I’m seeing this pattern apply beyond images—code review suggestions, documentation updates, dependency upgrades. Any workflow where AI can generate candidates and humans should pick winners.
Running It Yourself
The system is open source as part of my blog’s repository. The key files:
.github/workflows/generate-blog-images.yml- Generation workflow.github/workflows/select-blog-image.yml- Selection workflow.github/scripts/generate-blog-images.ts- Core generation logic.github/scripts/apply-image-selection.ts- Selection processor
You’ll need API keys for OpenAI, Google AI (Gemini), and Anthropic (Claude). The workflows expect these as repository secrets.
The prompts and provider configuration are easily customizable.

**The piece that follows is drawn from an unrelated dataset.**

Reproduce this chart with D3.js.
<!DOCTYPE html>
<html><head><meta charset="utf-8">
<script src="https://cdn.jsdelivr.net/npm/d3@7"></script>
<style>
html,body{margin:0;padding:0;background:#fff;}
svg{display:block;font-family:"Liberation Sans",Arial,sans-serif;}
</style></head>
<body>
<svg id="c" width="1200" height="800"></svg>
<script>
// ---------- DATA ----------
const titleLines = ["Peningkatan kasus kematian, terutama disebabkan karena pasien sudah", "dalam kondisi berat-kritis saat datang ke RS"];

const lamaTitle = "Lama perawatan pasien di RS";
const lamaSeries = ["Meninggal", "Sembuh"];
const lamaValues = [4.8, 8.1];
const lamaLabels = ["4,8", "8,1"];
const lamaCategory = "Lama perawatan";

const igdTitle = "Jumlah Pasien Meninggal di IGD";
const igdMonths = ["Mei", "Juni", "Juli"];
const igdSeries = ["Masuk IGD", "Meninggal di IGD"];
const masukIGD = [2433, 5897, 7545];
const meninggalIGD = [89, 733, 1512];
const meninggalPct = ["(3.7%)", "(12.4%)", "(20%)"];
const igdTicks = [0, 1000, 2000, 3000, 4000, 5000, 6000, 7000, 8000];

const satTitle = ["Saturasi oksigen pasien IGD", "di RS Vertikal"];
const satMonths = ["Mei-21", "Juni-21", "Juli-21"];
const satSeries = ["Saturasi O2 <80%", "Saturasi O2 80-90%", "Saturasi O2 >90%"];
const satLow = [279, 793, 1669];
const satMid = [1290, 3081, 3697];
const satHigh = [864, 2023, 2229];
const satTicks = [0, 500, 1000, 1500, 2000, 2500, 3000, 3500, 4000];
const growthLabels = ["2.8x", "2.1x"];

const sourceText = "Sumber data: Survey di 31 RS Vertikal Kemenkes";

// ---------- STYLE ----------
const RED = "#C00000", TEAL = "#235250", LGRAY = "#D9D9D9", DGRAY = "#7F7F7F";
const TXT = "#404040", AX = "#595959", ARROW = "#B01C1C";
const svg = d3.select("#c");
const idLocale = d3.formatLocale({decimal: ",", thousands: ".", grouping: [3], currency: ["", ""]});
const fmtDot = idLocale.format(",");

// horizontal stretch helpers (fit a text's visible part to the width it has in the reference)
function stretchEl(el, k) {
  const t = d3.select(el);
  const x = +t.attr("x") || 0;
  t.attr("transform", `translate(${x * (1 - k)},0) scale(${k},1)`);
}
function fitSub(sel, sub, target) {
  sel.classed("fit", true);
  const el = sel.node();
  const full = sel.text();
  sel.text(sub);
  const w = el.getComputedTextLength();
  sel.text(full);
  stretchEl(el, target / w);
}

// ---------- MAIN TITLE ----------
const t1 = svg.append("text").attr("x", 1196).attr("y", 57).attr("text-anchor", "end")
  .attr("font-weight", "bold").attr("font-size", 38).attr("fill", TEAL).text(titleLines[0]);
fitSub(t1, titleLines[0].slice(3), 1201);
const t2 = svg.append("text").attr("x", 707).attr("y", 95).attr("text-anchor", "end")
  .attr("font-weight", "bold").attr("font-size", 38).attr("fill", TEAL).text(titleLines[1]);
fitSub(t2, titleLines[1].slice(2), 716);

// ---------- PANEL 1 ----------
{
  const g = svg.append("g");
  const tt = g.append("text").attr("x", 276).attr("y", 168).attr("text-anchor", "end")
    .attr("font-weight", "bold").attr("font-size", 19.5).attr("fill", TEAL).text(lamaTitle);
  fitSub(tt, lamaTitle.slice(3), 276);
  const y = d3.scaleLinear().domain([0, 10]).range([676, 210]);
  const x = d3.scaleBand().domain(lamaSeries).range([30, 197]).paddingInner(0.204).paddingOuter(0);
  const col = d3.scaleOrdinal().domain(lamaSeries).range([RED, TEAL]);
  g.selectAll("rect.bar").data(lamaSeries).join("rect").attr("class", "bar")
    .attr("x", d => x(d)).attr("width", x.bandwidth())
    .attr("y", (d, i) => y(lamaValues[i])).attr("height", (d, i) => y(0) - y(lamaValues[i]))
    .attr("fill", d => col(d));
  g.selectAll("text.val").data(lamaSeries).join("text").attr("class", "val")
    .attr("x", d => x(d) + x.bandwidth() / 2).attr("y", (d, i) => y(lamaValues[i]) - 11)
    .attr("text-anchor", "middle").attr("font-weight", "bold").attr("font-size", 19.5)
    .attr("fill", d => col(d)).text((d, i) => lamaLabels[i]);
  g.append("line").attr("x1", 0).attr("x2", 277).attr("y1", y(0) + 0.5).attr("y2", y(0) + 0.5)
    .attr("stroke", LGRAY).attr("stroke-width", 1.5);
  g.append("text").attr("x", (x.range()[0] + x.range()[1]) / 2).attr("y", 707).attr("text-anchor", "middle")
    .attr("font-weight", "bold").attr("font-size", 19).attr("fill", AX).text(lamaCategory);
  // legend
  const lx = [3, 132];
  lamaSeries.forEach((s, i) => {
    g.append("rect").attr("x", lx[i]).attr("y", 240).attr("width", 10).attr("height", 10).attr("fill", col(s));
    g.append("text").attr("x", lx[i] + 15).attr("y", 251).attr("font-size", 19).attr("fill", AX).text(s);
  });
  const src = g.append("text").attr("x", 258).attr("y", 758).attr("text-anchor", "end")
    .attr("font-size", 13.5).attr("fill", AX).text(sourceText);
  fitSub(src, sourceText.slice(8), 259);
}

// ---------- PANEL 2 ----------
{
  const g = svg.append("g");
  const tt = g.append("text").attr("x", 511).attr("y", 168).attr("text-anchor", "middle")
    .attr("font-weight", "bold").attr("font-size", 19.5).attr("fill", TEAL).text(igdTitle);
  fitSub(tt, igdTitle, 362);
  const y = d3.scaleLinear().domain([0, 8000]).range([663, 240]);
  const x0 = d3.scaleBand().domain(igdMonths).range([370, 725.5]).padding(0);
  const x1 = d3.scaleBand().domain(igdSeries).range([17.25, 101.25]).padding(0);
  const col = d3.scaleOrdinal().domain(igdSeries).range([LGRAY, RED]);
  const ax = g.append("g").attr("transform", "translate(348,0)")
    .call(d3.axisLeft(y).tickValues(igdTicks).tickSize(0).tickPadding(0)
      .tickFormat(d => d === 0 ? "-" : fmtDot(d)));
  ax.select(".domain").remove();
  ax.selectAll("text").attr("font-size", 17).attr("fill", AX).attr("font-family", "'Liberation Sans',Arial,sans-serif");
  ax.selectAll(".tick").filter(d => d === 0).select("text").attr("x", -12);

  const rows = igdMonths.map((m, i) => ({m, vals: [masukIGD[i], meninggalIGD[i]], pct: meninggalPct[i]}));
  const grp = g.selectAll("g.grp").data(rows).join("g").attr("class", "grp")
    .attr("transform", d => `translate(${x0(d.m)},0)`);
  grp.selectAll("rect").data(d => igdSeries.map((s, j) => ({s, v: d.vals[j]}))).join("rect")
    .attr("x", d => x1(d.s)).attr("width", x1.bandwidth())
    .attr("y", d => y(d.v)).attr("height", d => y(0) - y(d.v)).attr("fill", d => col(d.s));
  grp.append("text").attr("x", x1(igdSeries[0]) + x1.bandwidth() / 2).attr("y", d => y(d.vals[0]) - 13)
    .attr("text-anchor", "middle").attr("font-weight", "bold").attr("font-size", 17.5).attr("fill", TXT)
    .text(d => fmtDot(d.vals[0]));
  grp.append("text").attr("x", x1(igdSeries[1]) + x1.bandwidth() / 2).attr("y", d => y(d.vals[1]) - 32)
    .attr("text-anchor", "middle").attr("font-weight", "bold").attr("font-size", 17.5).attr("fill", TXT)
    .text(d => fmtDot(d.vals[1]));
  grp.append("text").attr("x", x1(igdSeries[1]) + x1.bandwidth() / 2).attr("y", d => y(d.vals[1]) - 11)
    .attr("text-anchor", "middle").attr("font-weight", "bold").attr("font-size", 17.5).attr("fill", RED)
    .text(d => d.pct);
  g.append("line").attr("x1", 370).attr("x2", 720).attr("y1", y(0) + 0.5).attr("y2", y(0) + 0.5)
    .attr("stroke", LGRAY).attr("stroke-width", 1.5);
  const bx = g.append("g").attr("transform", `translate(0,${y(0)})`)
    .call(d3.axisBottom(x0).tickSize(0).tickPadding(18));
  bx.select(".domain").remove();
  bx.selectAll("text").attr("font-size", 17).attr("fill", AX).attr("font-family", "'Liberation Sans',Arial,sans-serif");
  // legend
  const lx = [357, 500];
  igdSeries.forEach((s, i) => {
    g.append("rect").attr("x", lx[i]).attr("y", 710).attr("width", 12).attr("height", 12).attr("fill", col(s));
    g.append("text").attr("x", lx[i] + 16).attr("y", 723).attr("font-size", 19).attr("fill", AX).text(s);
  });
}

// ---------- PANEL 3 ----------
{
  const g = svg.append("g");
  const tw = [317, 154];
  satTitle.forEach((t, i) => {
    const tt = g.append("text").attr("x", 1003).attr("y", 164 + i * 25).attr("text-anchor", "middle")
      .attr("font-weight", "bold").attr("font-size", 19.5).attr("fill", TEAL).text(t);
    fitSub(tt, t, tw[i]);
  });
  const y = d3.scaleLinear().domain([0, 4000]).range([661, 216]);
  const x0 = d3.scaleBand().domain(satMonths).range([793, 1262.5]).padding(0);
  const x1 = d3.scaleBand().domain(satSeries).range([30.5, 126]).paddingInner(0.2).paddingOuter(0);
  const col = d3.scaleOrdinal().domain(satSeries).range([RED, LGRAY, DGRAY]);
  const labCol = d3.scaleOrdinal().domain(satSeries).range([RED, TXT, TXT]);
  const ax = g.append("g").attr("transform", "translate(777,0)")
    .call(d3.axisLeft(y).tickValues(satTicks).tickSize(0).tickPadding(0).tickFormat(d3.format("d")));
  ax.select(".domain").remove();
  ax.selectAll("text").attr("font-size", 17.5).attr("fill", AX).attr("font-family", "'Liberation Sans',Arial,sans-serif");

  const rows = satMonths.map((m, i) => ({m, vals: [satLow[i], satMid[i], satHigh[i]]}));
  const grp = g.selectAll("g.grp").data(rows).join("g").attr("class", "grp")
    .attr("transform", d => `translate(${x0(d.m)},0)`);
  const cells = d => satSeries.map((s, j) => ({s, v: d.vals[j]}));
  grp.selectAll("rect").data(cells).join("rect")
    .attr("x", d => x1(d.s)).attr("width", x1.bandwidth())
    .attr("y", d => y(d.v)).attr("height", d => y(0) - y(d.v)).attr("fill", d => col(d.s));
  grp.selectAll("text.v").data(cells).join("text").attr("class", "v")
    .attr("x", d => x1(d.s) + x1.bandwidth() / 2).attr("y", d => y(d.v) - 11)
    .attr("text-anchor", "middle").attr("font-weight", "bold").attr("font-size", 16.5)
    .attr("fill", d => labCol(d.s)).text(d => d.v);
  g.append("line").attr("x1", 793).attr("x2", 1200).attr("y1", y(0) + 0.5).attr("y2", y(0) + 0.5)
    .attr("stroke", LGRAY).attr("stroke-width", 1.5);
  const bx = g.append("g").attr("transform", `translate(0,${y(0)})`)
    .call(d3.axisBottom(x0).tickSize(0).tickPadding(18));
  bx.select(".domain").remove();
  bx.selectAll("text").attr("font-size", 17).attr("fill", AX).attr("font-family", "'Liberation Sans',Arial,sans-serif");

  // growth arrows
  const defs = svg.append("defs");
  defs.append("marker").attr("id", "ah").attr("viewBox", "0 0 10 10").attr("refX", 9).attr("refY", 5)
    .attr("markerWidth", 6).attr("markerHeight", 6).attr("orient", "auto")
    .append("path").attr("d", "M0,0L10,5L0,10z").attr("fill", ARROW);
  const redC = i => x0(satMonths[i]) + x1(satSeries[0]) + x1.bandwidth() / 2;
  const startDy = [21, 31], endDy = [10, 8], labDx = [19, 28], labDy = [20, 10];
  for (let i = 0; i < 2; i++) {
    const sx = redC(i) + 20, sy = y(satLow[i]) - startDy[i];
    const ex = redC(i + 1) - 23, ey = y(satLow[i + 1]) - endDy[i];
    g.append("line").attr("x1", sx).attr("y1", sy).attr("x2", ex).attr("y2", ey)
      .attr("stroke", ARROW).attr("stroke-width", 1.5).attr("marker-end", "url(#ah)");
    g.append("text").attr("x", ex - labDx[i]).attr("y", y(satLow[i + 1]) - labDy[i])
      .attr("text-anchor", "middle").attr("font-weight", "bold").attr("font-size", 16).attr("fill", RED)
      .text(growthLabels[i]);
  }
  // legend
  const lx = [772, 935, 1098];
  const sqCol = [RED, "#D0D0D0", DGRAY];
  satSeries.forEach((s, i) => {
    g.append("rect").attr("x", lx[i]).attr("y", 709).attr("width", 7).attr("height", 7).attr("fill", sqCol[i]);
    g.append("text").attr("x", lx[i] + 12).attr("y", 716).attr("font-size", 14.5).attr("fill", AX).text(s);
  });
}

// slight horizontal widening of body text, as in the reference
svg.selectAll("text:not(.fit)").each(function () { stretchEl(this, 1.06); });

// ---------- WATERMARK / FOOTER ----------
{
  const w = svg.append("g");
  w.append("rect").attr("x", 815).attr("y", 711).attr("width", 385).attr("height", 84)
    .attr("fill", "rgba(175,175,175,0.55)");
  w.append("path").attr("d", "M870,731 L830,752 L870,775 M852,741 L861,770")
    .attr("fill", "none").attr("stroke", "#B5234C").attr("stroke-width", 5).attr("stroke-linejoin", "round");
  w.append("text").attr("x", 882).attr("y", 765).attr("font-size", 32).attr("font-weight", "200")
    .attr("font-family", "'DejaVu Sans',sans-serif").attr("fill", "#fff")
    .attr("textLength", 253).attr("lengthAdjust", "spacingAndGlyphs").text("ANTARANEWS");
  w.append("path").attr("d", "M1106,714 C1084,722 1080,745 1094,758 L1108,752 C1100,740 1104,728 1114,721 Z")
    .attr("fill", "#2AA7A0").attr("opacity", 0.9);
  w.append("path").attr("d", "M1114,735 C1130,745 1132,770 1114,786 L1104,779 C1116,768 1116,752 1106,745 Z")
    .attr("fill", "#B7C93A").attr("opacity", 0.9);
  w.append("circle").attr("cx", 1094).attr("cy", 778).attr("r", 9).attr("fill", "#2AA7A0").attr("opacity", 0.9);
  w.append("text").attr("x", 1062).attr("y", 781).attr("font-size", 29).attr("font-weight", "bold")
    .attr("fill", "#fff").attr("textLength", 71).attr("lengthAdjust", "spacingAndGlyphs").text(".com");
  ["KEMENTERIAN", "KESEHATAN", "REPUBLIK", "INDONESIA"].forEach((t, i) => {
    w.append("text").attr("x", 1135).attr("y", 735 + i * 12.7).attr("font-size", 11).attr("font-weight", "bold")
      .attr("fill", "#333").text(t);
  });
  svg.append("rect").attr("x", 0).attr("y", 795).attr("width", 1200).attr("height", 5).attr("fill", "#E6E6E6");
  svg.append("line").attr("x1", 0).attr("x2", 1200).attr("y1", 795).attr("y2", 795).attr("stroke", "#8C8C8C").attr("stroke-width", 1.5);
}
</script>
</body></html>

Swap in different models, adjust the style instructions, change the number of variations—the architecture supports experimentation.
What’s Next
A few improvements I’m considering:
Style consistency - Right now each post gets independent images. A system that maintains visual consistency across the blog (color palette, illustration style) would create a more cohesive brand.
Automatic selection - For posts where Claude’s confidence is high and the recommendation clearly outperforms alternatives, skip the human checkpoint entirely.
Cost tracking - Image generation isn’t free. Adding cost estimates to the PR comment would help with budgeting and identifying when to regenerate vs. accept.
For now, the system handles the tedious work while keeping humans in control of the creative decisions. That feels like the right balance for something as visible as social images.
The social image for this very post was generated by this system. Meta, I know.